Lep set a double espresso on the table before Constantine and returned to his laptop. “Your bird might be right. I don’t know what’s going on with the kid, but he looks exactly like you used to: glowering over a cup of coffee before you did something.”

“Great. So what’s my role here? Mentor? Moral preceptor? I don’t think so.” Constantine noticed himself glowering and downed some espresso.

“You know what I think?” asked Leopard innocently.

They’d been over this countless times. “Your solution to everything is not the same as mine.”

“Life is simple when you don’t have a chicken messing with your mind, saying ‘Do this, don’t do that.’ Maybe if you got laid now and then, you’d be able to think straight.”

A bird cackled from some distant height. Not a chicken, though. Small mercies.

“Nathan Bone says you’re making it with a hot babe.
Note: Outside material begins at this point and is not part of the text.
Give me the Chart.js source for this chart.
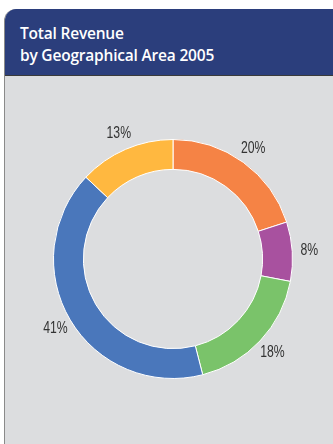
<!DOCTYPE html>
<html><head><meta charset="utf-8">
<script src="https://cdn.jsdelivr.net/npm/chart.js@4/dist/chart.umd.min.js"></script>
<style>
html,body{margin:0;padding:0;background:#fff;width:333px;height:444px;overflow:hidden;}
#panel{position:absolute;left:4px;top:9px;width:345px;height:440px;background:#dcdddf;border-left:1px solid #8a8a8a;border-top-left-radius:12px;overflow:hidden;}
#head{position:absolute;left:0;top:0;width:100%;height:66px;background:#2b3e7c;border-bottom:1px solid #3a3a3a;}
#title{position:absolute;left:15px;top:13px;color:#fff;font-family:"Open Sans",sans-serif;font-weight:600;font-size:15.5px;line-height:22px;letter-spacing:-0.2px;}
#wrap{position:absolute;left:0;top:75px;width:333px;height:369px;}
</style></head><body>
<div id="panel"><div id="head"><div id="title">Total Revenue<br>by Geographical Area 2005</div></div></div>
<div id="wrap"><canvas id="c" width="333" height="369"></canvas></div>
<script>
const categories = ["Region A","Region B","Region C","Region D","Region E"];
const values = [20, 8, 18, 41, 13];
const labels = ["20%","8%","18%","41%","13%"];
const colors = ["#f58345","#a8519f","#7ac36a","#4a77bb","#ffb840"];

const labelPlugin = {
  id: 'outLabels',
  afterDatasetsDraw(chart) {
    const ctx = chart.ctx;
    const meta = chart.getDatasetMeta(0);
    meta.data.forEach((arc, i) => {
      const p = arc.getProps(['x','y','startAngle','endAngle','outerRadius'], true);
      const a = (p.startAngle + p.endAngle) / 2;
      const r = p.outerRadius + 17;
      const lx = p.x + Math.cos(a) * r, ly = p.y + Math.sin(a) * r;
      ctx.save();
      ctx.translate(lx, ly);
      ctx.scale(0.72, 1);
      ctx.fillStyle = '#333';
      ctx.font = '17px "Liberation Sans","DejaVu Sans",sans-serif';
      ctx.textAlign = 'center';
      ctx.textBaseline = 'middle';
      ctx.fillText(labels[i], 0, 0);
      ctx.restore();
    });
  }
};

new Chart(document.getElementById('c'), {
  type: 'doughnut',
  data: { labels: categories, datasets: [{ data: values, backgroundColor: colors, borderColor: '#ffffff', borderWidth: 1 }] },
  options: {
    responsive: false,
    animation: false,
    cutout: '75%',
    layout: { padding: { left: 53, right: 40, top: 64, bottom: 65 } },
    plugins: { legend: { display: false }, tooltip: { enabled: false } }
  },
  plugins: [labelPlugin]
});
</script>
</body></html>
That news actually woke me up for a moment or two. Tantric sex, no less.” He eyed Constantine and sighed. “I had hopes that for once it might be true.”

“Shut up, Lep. I need to protect the girl, not destroy her.” He paused. “I need you to do me a favor. Two favors.”

“Sure, as long as you do yourself a favor, too, and start thinking seriously about getting laid.”

“Believe me, I’m thinking about it way too much.” He shook his head. “See what you can find out about Zeb—where he lives, some history on his parents, who he hangs
out with. Also, get me whatever you can on a prof at Hellebore named Eaton Wilson.”

“Will do.” Lep’s cell phone chimed, and he read the display. “It’s Jabez. He’s at the babe’s place. Says you sent him there to scope the place out.”

Constantine’s heartbeat ramped up. “What’s wrong?”